À noter que suivant l'article 1735 du Code civil, le preneur est tenu des dégradations et des pertes qui arrivent par le fait des personnes de sa maison et de ses sous-locataires.

Quelle est la définition de l’ « usure normale » ?

L’usure normale d'une chose est l'usure qui survient même si le locataire utilise la chose de manière soigneuse et consciencieuse. Tant que la chose est utilisée conformément à sa destination et que l'usure n'est pas due à un manque d'entretien ni à un dégât causé à cette chose, il s'agit d'usure normale.

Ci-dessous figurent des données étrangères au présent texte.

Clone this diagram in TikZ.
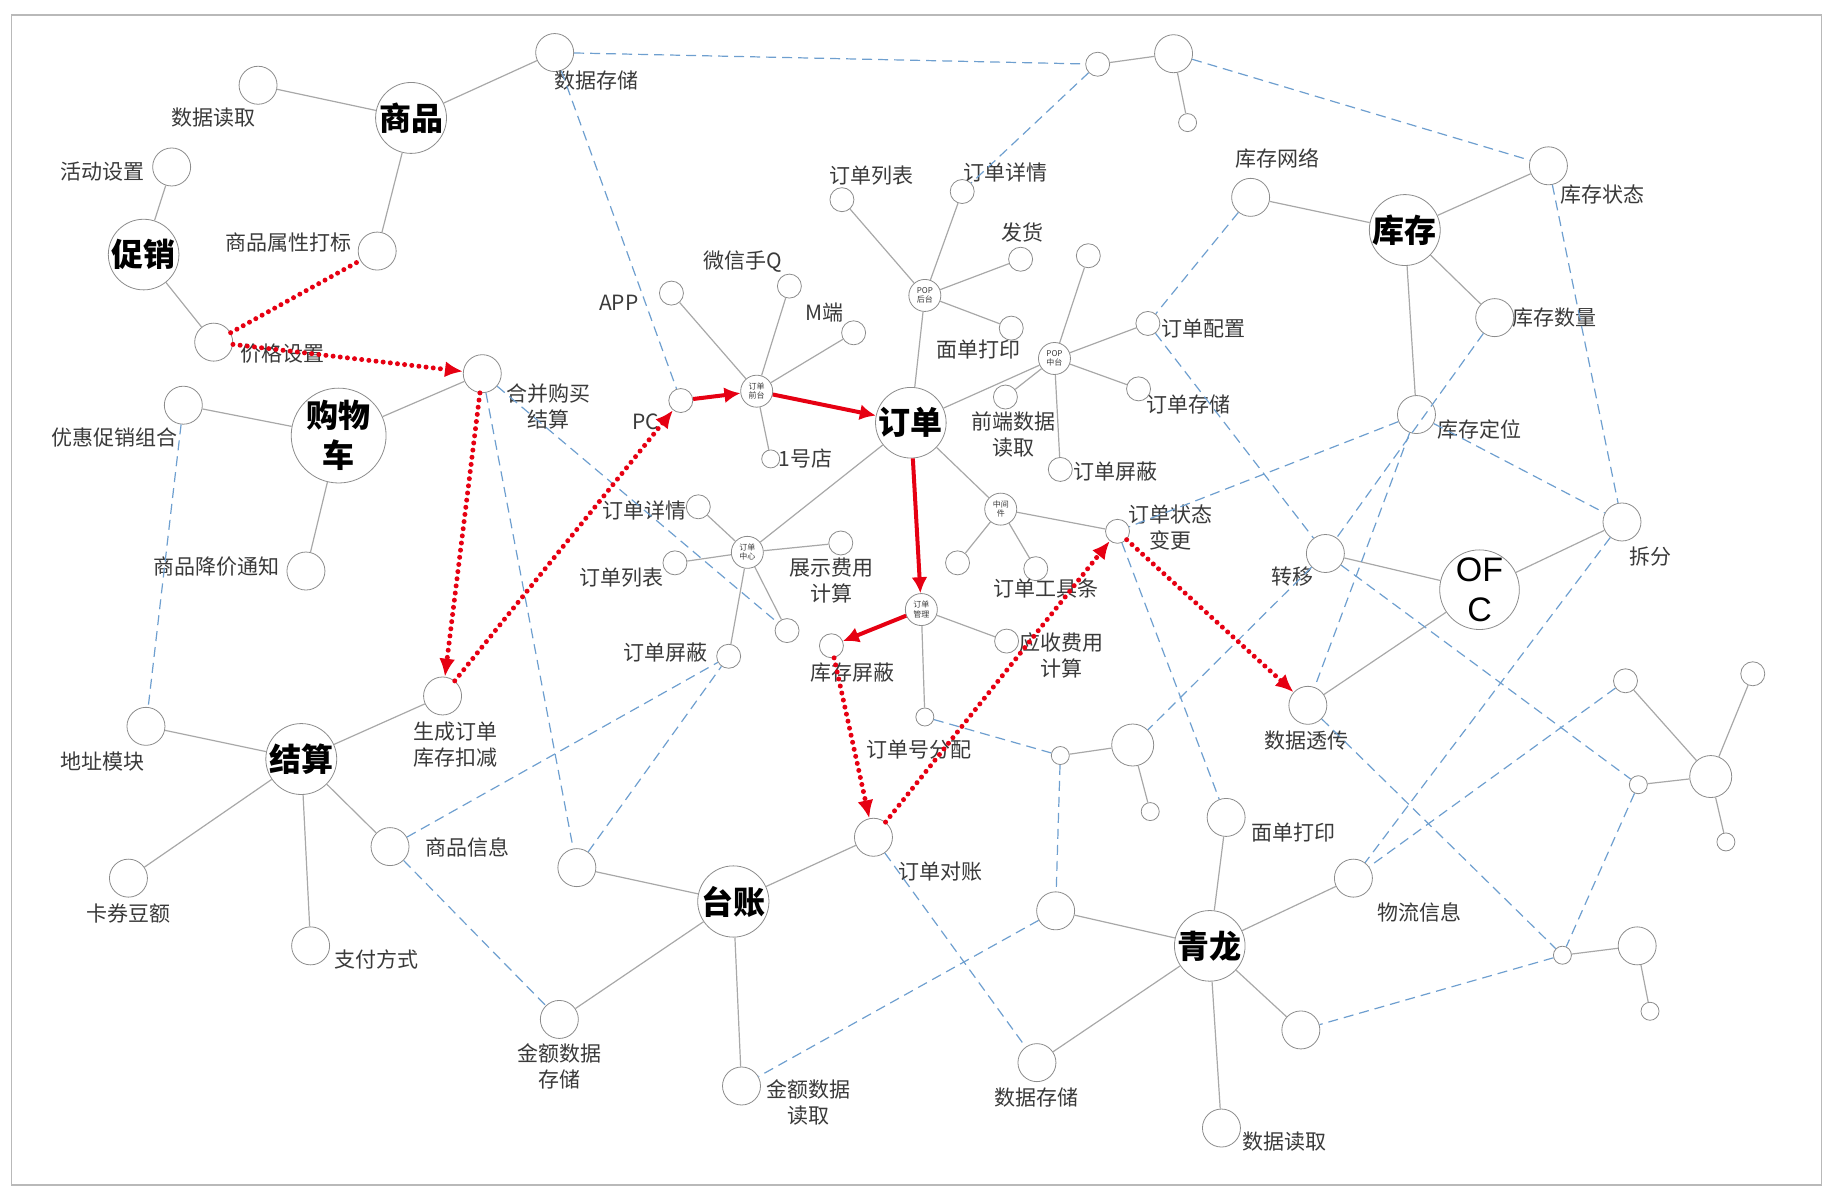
\documentclass[tikz,border=0pt]{standalone}
\usepackage{fontspec}
\setmainfont{Noto Sans CJK SC}
\newfontfamily\latinsans{Liberation Sans}
\usepackage{tikz}
\usetikzlibrary{arrows.meta,positioning}
\definecolor{NodeGray}{HTML}{8C8C8C}
\definecolor{LinkGray}{HTML}{A8A8A8}
\definecolor{LinkBlue}{HTML}{6E9FCF}
\definecolor{FlowRed}{HTML}{E60012}
\definecolor{TextGray}{HTML}{3A3A3A}

\begin{document}
\begin{tikzpicture}[x=0.5838pt,y=-0.5838pt, every node/.style={font=\fontsize{10.5}{13}\selectfont,text=TextGray}, hub/.style={circle,draw=NodeGray,fill=white,minimum size=35pt,inner sep=0pt,font=\fontsize{16}{20}\selectfont\bfseries,text=black,align=center}, leaf/.style={circle,draw=NodeGray,fill=white,minimum size=19pt,inner sep=0pt}, twig/.style={circle,draw=NodeGray,fill=white,minimum size=12pt,inner sep=0pt}, bud/.style={circle,draw=NodeGray,fill=white,minimum size=9pt,inner sep=0pt}, sub/.style={circle,draw=NodeGray,fill=white,minimum size=16pt,inner sep=0pt,font=\fontsize{4}{4.6}\selectfont,align=center}, lbl/.style={align=center,inner sep=1pt}, link/.style={draw=LinkGray,line width=0.6pt}, xlink/.style={draw=LinkBlue,line width=0.6pt,dash pattern=on 5pt off 3pt}, flow/.style={draw=FlowRed,line width=2pt,-{Latex[length=8pt,width=8pt]}}, trace/.style={draw=FlowRed,line width=2.5pt,line cap=round,dash pattern=on 0pt off 3.6pt}, trace arrow/.style={trace,-{Latex[length=9pt,width=8pt]}}]
\useasboundingbox (0,0) rectangle (1568,1019);
\draw[gray!55,line width=0.8pt] (10,13) rectangle (1560,1015);

% hubs
\node[hub] (goods) at (352,101) {商品};
\node[hub] (promo) at (123,218) {促销};
\node[hub] (cart) at (290,373) {购物\\车};
\node[hub] (settle) at (258,650) {结算};
\node[hub] (ledger) at (628,772) {台账};
\node[hub] (order) at (780,362) {订单};
\node[hub] (stock) at (1203,197) {库存};
\node[hub,font=\fontsize{17}{20}\selectfont\latinsans] (ofc) at (1267,505) {OF\\C};
\node[hub] (qinglong) at (1036,810) {青龙};

% sub centres
\node[sub] (front) at (648,335) {订单\\前台};
\node[sub] (popb) at (792,253) {POP\\后台};
\node[sub] (popm) at (903,307) {POP\\中台};
\node[sub] (mware) at (857,436) {中间\\件};
\node[sub] (ocenter) at (640,473) {订单\\中心};
\node[sub] (omgr) at (789,522) {订单\\管理};

% leaves
\node[leaf] (g-read) at (221,73) {};
\node[leaf] (g-store) at (475,45) {};
\node[leaf] (p-act) at (147,143) {};
\node[leaf] (g-tag) at (323,215) {};
\node[leaf] (p-price) at (183,293) {};
\node[leaf] (c-merge) at (413,320) {};
\node[leaf] (c-combo) at (157,347) {};
\node[leaf] (c-notify) at (262,489) {};
\node[leaf] (s-addr) at (125,622) {};
\node[leaf] (s-gen) at (379,596) {};
\node[leaf] (s-card) at (110,752) {};
\node[leaf] (s-pay) at (266,810) {};
\node[leaf] (s-info) at (334,725) {};
\node[leaf] (l-x) at (494,743) {};
\node[leaf] (l-store) at (479,873) {};
\node[leaf] (l-read) at (635,930) {};
\node[leaf] (l-check) at (748,717) {};
\node[leaf] (q-store) at (888,910) {};
\node[leaf] (q-x) at (904,780) {};
\node[leaf] (q-print) at (1050,700) {};
\node[leaf] (q-logi) at (1159,752) {};
\node[leaf] (q-y) at (1114,882) {};
\node[leaf] (q-read) at (1046,966) {};
\node[leaf] (k-net) at (1071,169) {};
\node[leaf] (k-state) at (1326,142) {};
\node[leaf] (k-num) at (1280,272) {};
\node[leaf] (k-loc) at (1213,355) {};
\node[leaf] (o-move) at (1135,474) {};
\node[leaf] (o-pass) at (1120,604) {};
\node[leaf] (o-split) at (1389,447) {};
\node[leaf] (top-hub) at (1005,46) {};
\node[leaf,minimum size=21pt] (e-hub) at (970,638) {};
\node[leaf,minimum size=21pt] (r-hub) at (1465,665) {};
\node[leaf] (r2-hub) at (1402,810) {};

% twigs
\node[twig] (app) at (575,251) {};
\node[twig] (wx) at (676,245) {};
\node[twig] (mweb) at (731,285) {};
\node[twig] (pc) at (583,343) {};
\node[twig] (pop-list) at (721,171) {};
\node[twig] (pop-detail) at (824,164) {};
\node[twig] (pop-ship) at (874,222) {};
\node[twig] (pop-print) at (866,281) {};
\node[twig] (mid-x) at (932,219) {};
\node[twig] (mid-conf) at (983,277) {};
\node[twig] (mid-save) at (975,333) {};
\node[twig] (mid-read) at (861,340) {};
\node[twig] (mid-mask) at (908,402) {};
\node[twig] (mw-x) at (820,482) {};
\node[twig] (mw-bar) at (887,487) {};
\node[twig] (mw-state) at (957,455) {};
\node[twig] (oc-detail) at (598,434) {};
\node[twig] (oc-list) at (578,482) {};
\node[twig] (oc-fee) at (720,465) {};
\node[twig] (oc-x) at (674,540) {};
\node[twig] (oc-mask) at (624,562) {};
\node[twig] (om-stock) at (712,553) {};
\node[twig] (om-fee) at (862,549) {};
\node[twig] (top-a) at (940,55) {};
\node[twig] (r-a) at (1392,583) {};
\node[twig] (r-b) at (1501,577) {};
\node[bud] (shop1) at (660,393) {};
\node[bud] (om-no) at (792,614) {};
\node[bud] (top-b) at (1017,105) {};
\node[bud] (e-a) at (908,647) {};
\node[bud] (e-b) at (985,695) {};
\node[bud] (r-c) at (1403,672) {};
\node[bud] (r-d) at (1478,721) {};
\node[bud] (r2-a) at (1338,818) {};
\node[bud] (r2-b) at (1413,866) {};

% labels
\node[lbl] (g-read-t) at (183,101) {数据读取};
\node[lbl] (g-store-t) at (511,69) {数据存储};
\node[lbl] (p-act-t) at (88,147) {活动设置};
\node[lbl] (g-tag-t) at (247,208) {商品属性打标};
\node[lbl] (p-price-t) at (242,303) {价格设置};
\node[lbl] (c-merge-t) at (470,348) {合并购买\\结算};
\node[lbl] (c-combo-t) at (98,375) {优惠促销组合};
\node[lbl] (c-notify-t) at (185,485) {商品降价通知};
\node[lbl] (s-addr-t) at (88,652) {地址模块};
\node[lbl] (s-gen-t) at (390,638) {生成订单\\库存扣减};
\node[lbl] (s-card-t) at (110,782) {卡券豆额};
\node[lbl] (s-pay-t) at (322,822) {支付方式};
\node[lbl] (s-info-t) at (400,726) {商品信息};
\node[lbl] (l-store-t) at (479,913) {金额数据\\存储};
\node[lbl] (l-read-t) at (692,944) {金额数据\\读取};
\node[lbl] (l-check-t) at (805,746) {订单对账};
\node[lbl] (q-store-t) at (888,940) {数据存储};
\node[lbl] (q-print-t) at (1108,713) {面单打印};
\node[lbl] (q-logi-t) at (1216,781) {物流信息};
\node[lbl] (q-read-t) at (1100,978) {数据读取};
\node[lbl] (app-t) at (530,259) {APP};
\node[lbl] (wx-t) at (636,224) {微信手Q};
\node[lbl] (mweb-t) at (706,268) {M端};
\node[lbl] (pc-t) at (553,361) {PC};
\node[lbl] (shop1-t) at (690,393) {1号店};
\node[lbl] (pop-list-t) at (746,150) {订单列表};
\node[lbl] (pop-detail-t) at (861,148) {订单详情};
\node[lbl] (pop-ship-t) at (876,199) {发货};
\node[lbl] (pop-print-t) at (838,299) {面单打印};
\node[lbl] (mid-conf-t) at (1031,281) {订单配置};
\node[lbl] (mid-save-t) at (1018,346) {订单存储};
\node[lbl] (mid-read-t) at (868,372) {前端数据\\读取};
\node[lbl] (mid-mask-t) at (955,404) {订单屏蔽};
\node[lbl] (mw-bar-t) at (896,504) {订单工具条};
\node[lbl] (mw-state-t) at (1002,452) {订单状态\\变更};
\node[lbl] (oc-detail-t) at (552,437) {订单详情};
\node[lbl] (oc-list-t) at (532,495) {订单列表};
\node[lbl] (oc-fee-t) at (712,497) {展示费用\\计算};
\node[lbl] (oc-mask-t) at (570,559) {订单屏蔽};
\node[lbl] (om-stock-t) at (730,576) {库存屏蔽};
\node[lbl] (om-fee-t) at (909,561) {应收费用\\计算};
\node[lbl] (om-no-t) at (787,642) {订单号分配};
\node[lbl] (k-net-t) at (1094,136) {库存网络};
\node[lbl] (k-state-t) at (1372,167) {库存状态};
\node[lbl] (k-num-t) at (1331,272) {库存数量};
\node[lbl] (k-loc-t) at (1267,368) {库存定位};
\node[lbl] (o-move-t) at (1107,494) {转移};
\node[lbl] (o-pass-t) at (1119,634) {数据透传};
\node[lbl] (o-split-t) at (1413,477) {拆分};

% solid links
\draw[link] (goods) -- (g-read) (goods) -- (g-store) (goods) -- (g-tag);
\draw[link] (promo) -- (p-act) (promo) -- (p-price);
\draw[link] (cart) -- (c-combo) (cart) -- (c-merge) (cart) -- (c-notify);
\draw[link] (settle) -- (s-addr) (settle) -- (s-gen) (settle) -- (s-card) (settle) -- (s-pay) (settle) -- (s-info);
\draw[link] (ledger) -- (l-x) (ledger) -- (l-check) (ledger) -- (l-store) (ledger) -- (l-read);
\draw[link] (qinglong) -- (q-x) (qinglong) -- (q-print) (qinglong) -- (q-logi) (qinglong) -- (q-y) (qinglong) -- (q-read) (qinglong) -- (q-store);
\draw[link] (stock) -- (k-net) (stock) -- (k-state) (stock) -- (k-num) (stock) -- (k-loc);
\draw[link] (ofc) -- (o-move) (ofc) -- (o-split) (ofc) -- (o-pass);
\draw[link] (front) -- (app) (front) -- (wx) (front) -- (mweb) (front) -- (shop1);
\draw[link] (order) -- (popb) (order) -- (popm) (order) -- (mware) (order) -- (ocenter);
\draw[link] (popb) -- (pop-list) (popb) -- (pop-detail) (popb) -- (pop-ship) (popb) -- (pop-print);
\draw[link] (popm) -- (mid-x) (popm) -- (mid-conf) (popm) -- (mid-save) (popm) -- (mid-read) (popm) -- (mid-mask);
\draw[link] (mware) -- (mw-x) (mware) -- (mw-bar) (mware) -- (mw-state);
\draw[link] (ocenter) -- (oc-detail) (ocenter) -- (oc-list) (ocenter) -- (oc-fee) (ocenter) -- (oc-x) (ocenter) -- (oc-mask);
\draw[link] (omgr) -- (om-fee) (omgr) -- (om-no);
\draw[link] (top-hub) -- (top-a) (top-hub) -- (top-b);
\draw[link] (e-hub) -- (e-a) (e-hub) -- (e-b);
\draw[link] (r-hub) -- (r-a) (r-hub) -- (r-b) (r-hub) -- (r-c) (r-hub) -- (r-d);
\draw[link] (r2-hub) -- (r2-a) (r2-hub) -- (r2-b);

% dashed cross links
\draw[xlink] (g-store) -- (top-a);
\draw[xlink] (g-store) -- (pc);
\draw[xlink] (top-a) -- (pop-detail);
\draw[xlink] (top-hub) -- (k-state);
\draw[xlink] (k-net) -- (mid-conf);
\draw[xlink] (mid-conf) -- (o-move);
\draw[xlink] (k-state) -- (o-split);
\draw[xlink] (k-num) -- (o-move);
\draw[xlink] (o-move) -- (e-hub);
\draw[xlink] (k-loc) -- (mw-state);
\draw[xlink] (k-loc) -- (o-split);
\draw[xlink] (k-loc) -- (o-pass);
\draw[xlink] (o-move) -- (r-c);
\draw[xlink] (o-split) -- (q-logi);
\draw[xlink] (r-a) -- (q-logi);
\draw[xlink] (r-c) -- (r2-a);
\draw[xlink] (r2-a) -- (q-y);
\draw[xlink] (o-pass) -- (r2-a);
\draw[xlink] (mw-state) -- (q-print);
\draw[xlink] (om-no) -- (e-a);
\draw[xlink] (e-a) -- (q-x);
\draw[xlink] (q-x) -- (l-read);
\draw[xlink] (l-check) -- (q-store);
\draw[xlink] (s-info) -- (l-store);
\draw[xlink] (s-info) -- (oc-mask);
\draw[xlink] (l-x) -- (oc-mask);
\draw[xlink] (c-merge) -- (l-x);
\draw[xlink] (c-merge) -- (oc-x);
\draw[xlink] (c-combo) -- (s-addr);

% red flow
\draw[flow] (pc) -- (front);
\draw[flow] (front) -- (order);
\draw[flow] (order) -- (omgr);
\draw[flow] (omgr) -- (om-stock);
\draw[trace] (p-price) -- (g-tag);
\draw[trace arrow] (p-price) -- (c-merge);
\draw[trace arrow] (c-merge) -- (s-gen);
\draw[trace arrow] (s-gen) -- (pc);
\draw[trace arrow] (om-stock) -- (l-check);
\draw[trace arrow] (l-check) -- (mw-state);
\draw[trace arrow] (mw-state) -- (o-pass);
\end{tikzpicture}
\end{document}
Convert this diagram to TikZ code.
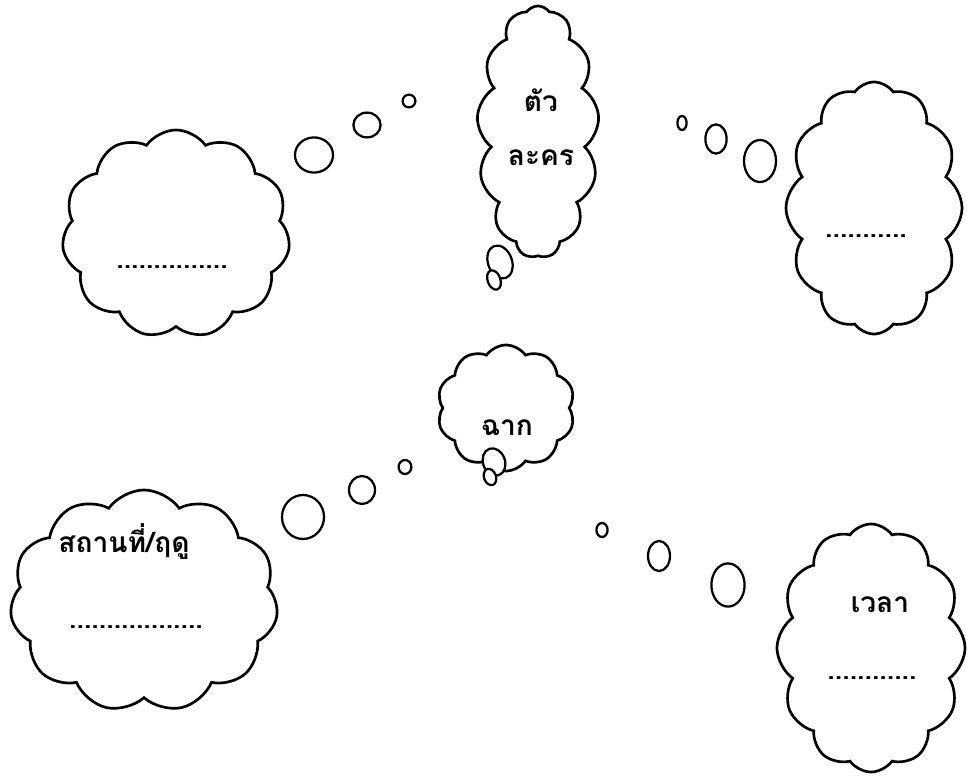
\documentclass[tikz,border=0pt]{standalone}
\usepackage{fontspec}
\newfontfamily\thaifont[Script=Thai]{Loma}
\usepackage{tikz}
\usetikzlibrary{shapes.symbols,shapes.geometric,positioning}

\begin{document}
\begin{tikzpicture}[
  x=0.025cm, y=-0.025cm,
  idea/.style={draw, cloud, cloud puffs=11, cloud puff arc=110, cloud ignores aspect, line width=1.9pt, fill=white, inner sep=0pt},
  bub/.style={draw, ellipse, line width=1.6pt, fill=white, inner sep=0pt},
  lbl/.style={font=\thaifont\bfseries\fontsize{20}{24}\selectfont, inner sep=0pt},
  dots/.style={font=\thaifont\bfseries\fontsize{19}{22}\selectfont, inner sep=0pt}
]
  \useasboundingbox (0,0) rectangle (969,776);

  % clouds
  \node[idea, minimum width=5.7cm, minimum height=5.2cm] (actorA) at (176,234) {};
  \node[idea, minimum width=3.05cm, minimum height=6.3cm, cloud puffs=13] (actor) at (538,132) {};
  \node[idea, minimum width=4.4cm, minimum height=6.3cm, cloud puffs=12] (actorB) at (874,208) {};
  \node[idea, minimum width=3.45cm, minimum height=3.15cm, cloud puffs=10] (scene) at (506,408) {};
  \node[idea, minimum width=6.7cm, minimum height=5.55cm] (place) at (144,601) {};
  \node[idea, minimum width=4.7cm, minimum height=6.2cm, cloud puffs=12] (time) at (871,648) {};

  % tails
  \node[bub, minimum width=0.6cm, minimum height=0.85cm, rotate=20] (actorT1) at (500,262) {};
  \node[bub, minimum width=0.32cm, minimum height=0.5cm, rotate=20] (actorT2) at (494,280) {};
  \node[bub, minimum width=0.55cm, minimum height=0.7cm, rotate=20] (sceneT1) at (494,462) {};
  \node[bub, minimum width=0.3cm, minimum height=0.42cm, rotate=20] (sceneT2) at (490,477) {};

  % texts
  \node[lbl] (actorTxt1) at (541,100) {ตัว};
  \node[lbl] (actorTxt2) at (541,158) {ละคร};
  \node[dots] (actorAdots) at (172,267) {...............};
  \node[dots] (actorBdots) at (866,236) {...........};
  \node[lbl] (sceneTxt) at (507,428) {ฉาก};
  \node[lbl] (placeTxt) at (124,541) {สถานที่/ฤดู};
  \node[dots] (placeDots) at (136,627) {..................};
  \node[lbl] (timeTxt) at (880,605) {เวลา};
  \node[dots] (timeDots) at (872,678) {............};

  % thought bubbles
  \node[bub, minimum width=0.95cm, minimum height=0.88cm] (a1) at (314,155) {};
  \node[bub, minimum width=0.68cm, minimum height=0.62cm] (a2) at (367,125) {};
  \node[bub, minimum width=0.32cm, minimum height=0.32cm] (a3) at (409,101) {};
  \node[bub, minimum width=0.23cm, minimum height=0.35cm] (b1) at (682,123) {};
  \node[bub, minimum width=0.53cm, minimum height=0.73cm] (b2) at (716,139) {};
  \node[bub, minimum width=0.8cm, minimum height=1.05cm] (b3) at (760,161) {};
  \node[bub, minimum width=1.05cm, minimum height=1.1cm] (c1) at (303,517) {};
  \node[bub, minimum width=0.65cm, minimum height=0.7cm] (c2) at (362,490) {};
  \node[bub, minimum width=0.32cm, minimum height=0.35cm] (c3) at (405,467) {};
  \node[bub, minimum width=0.28cm, minimum height=0.35cm] (d1) at (602,530) {};
  \node[bub, minimum width=0.55cm, minimum height=0.75cm] (d2) at (659,556) {};
  \node[bub, minimum width=0.83cm, minimum height=1.08cm] (d3) at (728,585) {};
\end{tikzpicture}
\end{document}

Dans un jugement du tribunal d'arrondissement de Luxembourg du 27 mars 2012, les juges rappellent qu'en ce qui concerne les travaux de peinture, l'usure, le caractère défraîchi ou l'altération d'une peinture, pour autant qu'ils soient normaux, ne sont pas à charge du locataire, y compris les « contours visibles de tableaux et de meubles ».

Une remise des clés sans réserve signifie-t- elle que le bailleur ne peut plus se retourner contre le locataire ?

Il est fréquent que le locataire soutienne que le bailleur, en acceptant la restitution des clés sans réserve ou en n’agissant pas en justice dans un certain délai, a renoncé à réclamer des dommages et intérêts au locataire pour les dégâts locatifs relevés.

Or une réception des clés sans formulation de réserve, une réclamation tardive du bailleur, voire même une relocation ultérieure à un nouveau locataire ne sont en principe pas considérés comme valant renonciation tacite du bailleur à être indemnisé pour les dégâts locatifs, contrairement à une reprise de possession effective de l'objet loué par le bailleur.

En effet, on ne peut pas retenir l'existence d'une renonciation sans une manifestation de volonté claire (implicite ou explicite). Il appartiendra au tribunal d'apprécier quelle a été l'intention du bailleur.

En cas d’indemnisation du bailleur, est-ce que seuls les travaux de remise en état sont pris en compte ?

Non, l'indemnisation accordée au bailleur pour les dégâts locatifs ne couvre pas seulement les frais de remise en état de l'immeuble, mais le cas échéant aussi la perte de jouissance pendant le temps nécessaire à la remise en état de l'immeuble loué.